THE TASK: Nothing but the lines from the line with "Write the Chart.js code for this chart." to the line with "var minorStep = 100000;", both included, is to be repeated, and those exactly. Leave out the pictures.

─── DATASET EXTRACT

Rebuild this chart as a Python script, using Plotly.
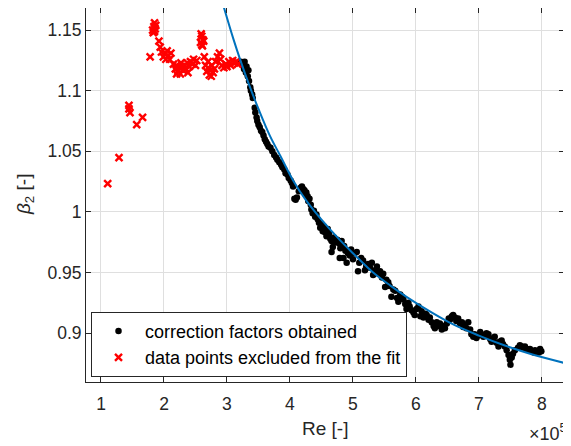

──────
─── DATASET EXTRACT

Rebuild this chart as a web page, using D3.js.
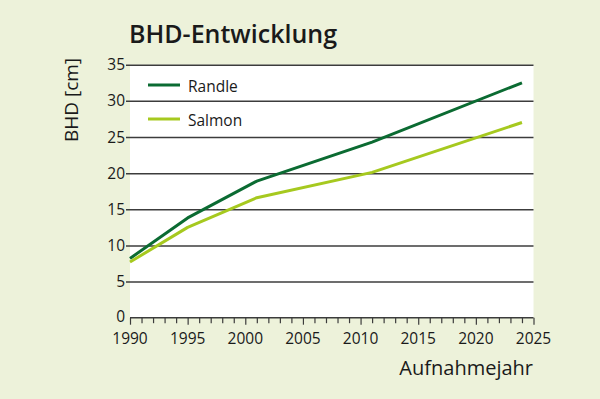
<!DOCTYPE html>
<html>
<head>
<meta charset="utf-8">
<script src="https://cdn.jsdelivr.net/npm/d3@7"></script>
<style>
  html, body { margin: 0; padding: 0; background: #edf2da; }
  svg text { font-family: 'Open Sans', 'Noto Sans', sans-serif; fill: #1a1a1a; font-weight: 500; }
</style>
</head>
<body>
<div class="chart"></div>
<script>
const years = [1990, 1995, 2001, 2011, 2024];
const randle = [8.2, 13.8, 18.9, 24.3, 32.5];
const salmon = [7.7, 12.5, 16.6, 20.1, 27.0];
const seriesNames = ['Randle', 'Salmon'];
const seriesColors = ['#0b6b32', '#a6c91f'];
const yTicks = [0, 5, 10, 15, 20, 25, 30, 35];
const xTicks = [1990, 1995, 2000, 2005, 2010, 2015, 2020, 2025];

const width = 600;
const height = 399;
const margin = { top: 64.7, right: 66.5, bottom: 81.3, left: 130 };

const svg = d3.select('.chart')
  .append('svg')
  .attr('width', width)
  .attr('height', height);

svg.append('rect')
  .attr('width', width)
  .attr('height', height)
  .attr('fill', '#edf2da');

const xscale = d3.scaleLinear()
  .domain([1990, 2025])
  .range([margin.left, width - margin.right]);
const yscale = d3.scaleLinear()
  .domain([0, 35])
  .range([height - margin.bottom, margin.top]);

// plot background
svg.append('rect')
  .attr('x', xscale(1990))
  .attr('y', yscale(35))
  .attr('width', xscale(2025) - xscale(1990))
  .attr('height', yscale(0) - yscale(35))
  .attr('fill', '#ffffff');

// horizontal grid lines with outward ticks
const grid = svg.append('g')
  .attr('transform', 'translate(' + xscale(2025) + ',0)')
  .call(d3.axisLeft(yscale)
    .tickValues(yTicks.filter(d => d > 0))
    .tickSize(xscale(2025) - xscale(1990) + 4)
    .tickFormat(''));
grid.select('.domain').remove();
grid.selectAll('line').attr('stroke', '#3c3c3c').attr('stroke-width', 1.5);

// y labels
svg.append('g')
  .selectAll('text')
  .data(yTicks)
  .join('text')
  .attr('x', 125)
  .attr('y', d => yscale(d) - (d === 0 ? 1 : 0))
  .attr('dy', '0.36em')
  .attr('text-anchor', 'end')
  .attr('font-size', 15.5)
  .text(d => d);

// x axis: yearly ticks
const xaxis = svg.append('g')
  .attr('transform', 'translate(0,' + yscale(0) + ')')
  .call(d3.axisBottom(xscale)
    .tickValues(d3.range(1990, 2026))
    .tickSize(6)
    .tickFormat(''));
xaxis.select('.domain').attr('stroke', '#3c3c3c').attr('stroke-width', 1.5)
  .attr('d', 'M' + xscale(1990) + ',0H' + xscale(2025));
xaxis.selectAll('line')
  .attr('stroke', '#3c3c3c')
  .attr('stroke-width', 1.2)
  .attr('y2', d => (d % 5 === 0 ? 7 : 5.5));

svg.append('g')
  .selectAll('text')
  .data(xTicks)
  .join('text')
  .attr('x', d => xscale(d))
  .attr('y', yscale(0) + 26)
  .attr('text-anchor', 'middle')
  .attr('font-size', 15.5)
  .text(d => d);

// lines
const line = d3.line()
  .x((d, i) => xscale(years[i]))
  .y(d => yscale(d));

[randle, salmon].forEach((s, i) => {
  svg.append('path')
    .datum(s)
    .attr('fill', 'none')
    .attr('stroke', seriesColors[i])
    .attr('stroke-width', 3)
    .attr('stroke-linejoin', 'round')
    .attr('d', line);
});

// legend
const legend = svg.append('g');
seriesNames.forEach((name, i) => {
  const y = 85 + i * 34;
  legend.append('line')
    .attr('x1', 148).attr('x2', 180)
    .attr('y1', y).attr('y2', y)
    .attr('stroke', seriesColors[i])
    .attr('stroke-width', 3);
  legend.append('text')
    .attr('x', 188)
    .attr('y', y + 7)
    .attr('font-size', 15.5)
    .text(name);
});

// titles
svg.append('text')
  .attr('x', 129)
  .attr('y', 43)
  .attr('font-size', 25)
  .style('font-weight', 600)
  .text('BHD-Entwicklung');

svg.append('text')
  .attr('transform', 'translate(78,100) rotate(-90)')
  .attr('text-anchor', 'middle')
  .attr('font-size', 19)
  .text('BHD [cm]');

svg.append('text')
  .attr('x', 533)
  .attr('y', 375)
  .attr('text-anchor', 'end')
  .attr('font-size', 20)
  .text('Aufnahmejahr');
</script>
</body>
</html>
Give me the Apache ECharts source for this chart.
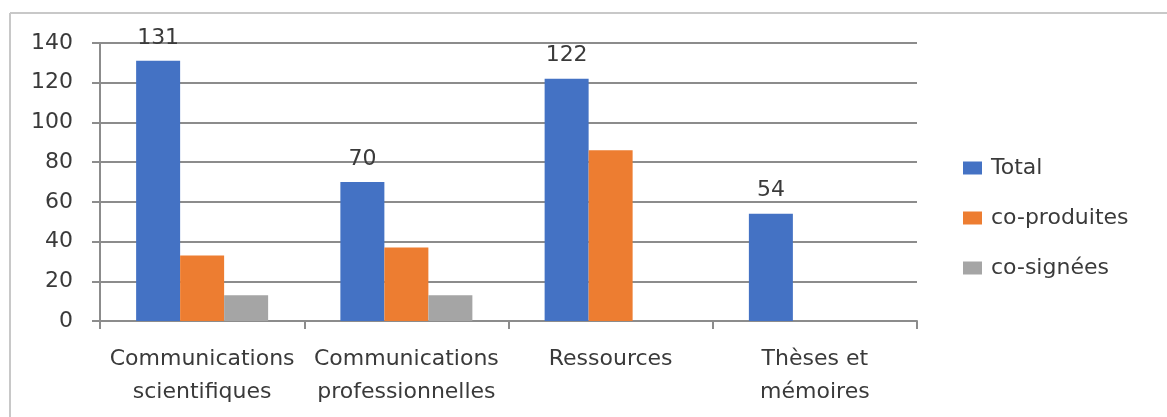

──────
─── DATASET EXTRACT

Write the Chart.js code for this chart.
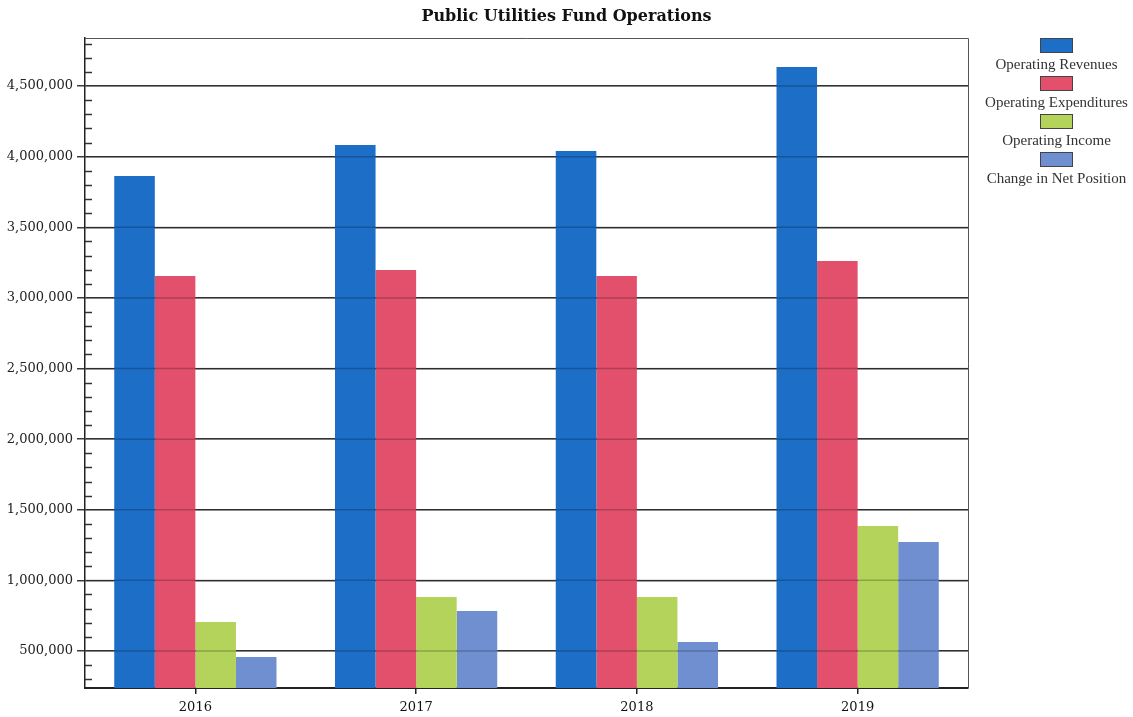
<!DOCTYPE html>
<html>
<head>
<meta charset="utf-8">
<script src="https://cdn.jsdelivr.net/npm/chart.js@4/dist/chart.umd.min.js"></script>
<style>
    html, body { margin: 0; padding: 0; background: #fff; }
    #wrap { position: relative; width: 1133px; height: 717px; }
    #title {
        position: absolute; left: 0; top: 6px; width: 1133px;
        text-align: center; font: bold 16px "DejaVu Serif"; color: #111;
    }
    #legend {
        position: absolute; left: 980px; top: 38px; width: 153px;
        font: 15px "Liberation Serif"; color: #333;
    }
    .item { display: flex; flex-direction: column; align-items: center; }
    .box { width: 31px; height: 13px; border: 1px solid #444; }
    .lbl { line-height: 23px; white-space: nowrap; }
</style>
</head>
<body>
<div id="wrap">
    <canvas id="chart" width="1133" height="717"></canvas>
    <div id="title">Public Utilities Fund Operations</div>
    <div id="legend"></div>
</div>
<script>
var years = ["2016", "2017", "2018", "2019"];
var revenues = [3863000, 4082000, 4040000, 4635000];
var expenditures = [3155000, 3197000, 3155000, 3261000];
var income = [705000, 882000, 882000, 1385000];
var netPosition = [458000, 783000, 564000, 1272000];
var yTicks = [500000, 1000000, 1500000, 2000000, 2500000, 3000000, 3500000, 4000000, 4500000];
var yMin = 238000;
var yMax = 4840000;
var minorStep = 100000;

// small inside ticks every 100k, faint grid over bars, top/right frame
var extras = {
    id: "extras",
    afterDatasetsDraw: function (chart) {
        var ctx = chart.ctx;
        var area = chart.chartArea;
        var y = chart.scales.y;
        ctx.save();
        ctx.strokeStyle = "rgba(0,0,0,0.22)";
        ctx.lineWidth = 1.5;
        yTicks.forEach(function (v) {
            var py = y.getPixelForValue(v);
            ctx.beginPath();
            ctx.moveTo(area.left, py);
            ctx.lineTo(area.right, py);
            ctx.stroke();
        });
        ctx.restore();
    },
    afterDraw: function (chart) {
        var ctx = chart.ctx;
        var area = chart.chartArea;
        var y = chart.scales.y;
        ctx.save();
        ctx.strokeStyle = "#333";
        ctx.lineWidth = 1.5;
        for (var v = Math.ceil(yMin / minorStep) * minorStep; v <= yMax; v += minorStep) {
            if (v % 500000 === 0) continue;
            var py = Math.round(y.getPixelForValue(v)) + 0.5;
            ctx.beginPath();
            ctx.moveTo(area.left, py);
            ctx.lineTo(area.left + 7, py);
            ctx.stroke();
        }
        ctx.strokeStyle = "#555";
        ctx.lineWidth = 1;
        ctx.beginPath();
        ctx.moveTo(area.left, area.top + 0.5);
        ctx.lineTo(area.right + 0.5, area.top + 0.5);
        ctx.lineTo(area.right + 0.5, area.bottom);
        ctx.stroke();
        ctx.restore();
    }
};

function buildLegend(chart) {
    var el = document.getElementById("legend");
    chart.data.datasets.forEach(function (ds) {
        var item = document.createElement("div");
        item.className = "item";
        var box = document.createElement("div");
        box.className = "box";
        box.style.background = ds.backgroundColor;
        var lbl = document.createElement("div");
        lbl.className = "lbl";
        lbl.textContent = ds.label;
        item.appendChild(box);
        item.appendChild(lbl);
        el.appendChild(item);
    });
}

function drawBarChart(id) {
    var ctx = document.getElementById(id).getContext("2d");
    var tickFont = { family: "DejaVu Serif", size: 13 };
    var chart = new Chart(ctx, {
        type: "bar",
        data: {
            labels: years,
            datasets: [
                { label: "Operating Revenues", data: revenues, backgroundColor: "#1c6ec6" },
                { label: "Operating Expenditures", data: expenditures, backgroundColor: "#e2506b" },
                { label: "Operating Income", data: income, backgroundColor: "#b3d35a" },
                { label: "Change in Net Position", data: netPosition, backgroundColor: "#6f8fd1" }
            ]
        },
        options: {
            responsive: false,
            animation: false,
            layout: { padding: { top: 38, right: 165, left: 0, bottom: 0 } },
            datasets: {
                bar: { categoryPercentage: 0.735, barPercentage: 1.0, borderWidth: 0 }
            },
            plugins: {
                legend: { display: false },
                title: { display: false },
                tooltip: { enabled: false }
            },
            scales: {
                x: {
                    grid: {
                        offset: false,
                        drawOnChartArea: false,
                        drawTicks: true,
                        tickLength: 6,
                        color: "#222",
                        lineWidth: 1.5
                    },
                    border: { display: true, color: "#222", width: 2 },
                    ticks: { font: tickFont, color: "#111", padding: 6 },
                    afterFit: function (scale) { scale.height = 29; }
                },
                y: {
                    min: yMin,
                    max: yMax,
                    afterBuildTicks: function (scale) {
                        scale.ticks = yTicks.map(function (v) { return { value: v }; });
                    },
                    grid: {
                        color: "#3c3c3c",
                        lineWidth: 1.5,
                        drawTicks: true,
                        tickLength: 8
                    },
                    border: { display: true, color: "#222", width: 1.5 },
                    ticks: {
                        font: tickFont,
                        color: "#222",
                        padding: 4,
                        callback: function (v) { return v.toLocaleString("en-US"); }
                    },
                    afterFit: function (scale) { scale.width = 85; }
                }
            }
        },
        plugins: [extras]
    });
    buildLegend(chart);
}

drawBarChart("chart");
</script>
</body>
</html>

──────

CORRECT RESPONSE:
Write the Chart.js code for this chart.
<!DOCTYPE html>
<html>
<head>
<meta charset="utf-8">
<script src="https://cdn.jsdelivr.net/npm/chart.js@4/dist/chart.umd.min.js"></script>
<style>
    html, body { margin: 0; padding: 0; background: #fff; }
    #wrap { position: relative; width: 1133px; height: 717px; }
    #title {
        position: absolute; left: 0; top: 6px; width: 1133px;
        text-align: center; font: bold 16px "DejaVu Serif"; color: #111;
    }
    #legend {
        position: absolute; left: 980px; top: 38px; width: 153px;
        font: 15px "Liberation Serif"; color: #333;
    }
    .item { display: flex; flex-direction: column; align-items: center; }
    .box { width: 31px; height: 13px; border: 1px solid #444; }
    .lbl { line-height: 23px; white-space: nowrap; }
</style>
</head>
<body>
<div id="wrap">
    <canvas id="chart" width="1133" height="717"></canvas>
    <div id="title">Public Utilities Fund Operations</div>
    <div id="legend"></div>
</div>
<script>
var years = ["2016", "2017", "2018", "2019"];
var revenues = [3863000, 4082000, 4040000, 4635000];
var expenditures = [3155000, 3197000, 3155000, 3261000];
var income = [705000, 882000, 882000, 1385000];
var netPosition = [458000, 783000, 564000, 1272000];
var yTicks = [500000, 1000000, 1500000, 2000000, 2500000, 3000000, 3500000, 4000000, 4500000];
var yMin = 238000;
var yMax = 4840000;
var minorStep = 100000;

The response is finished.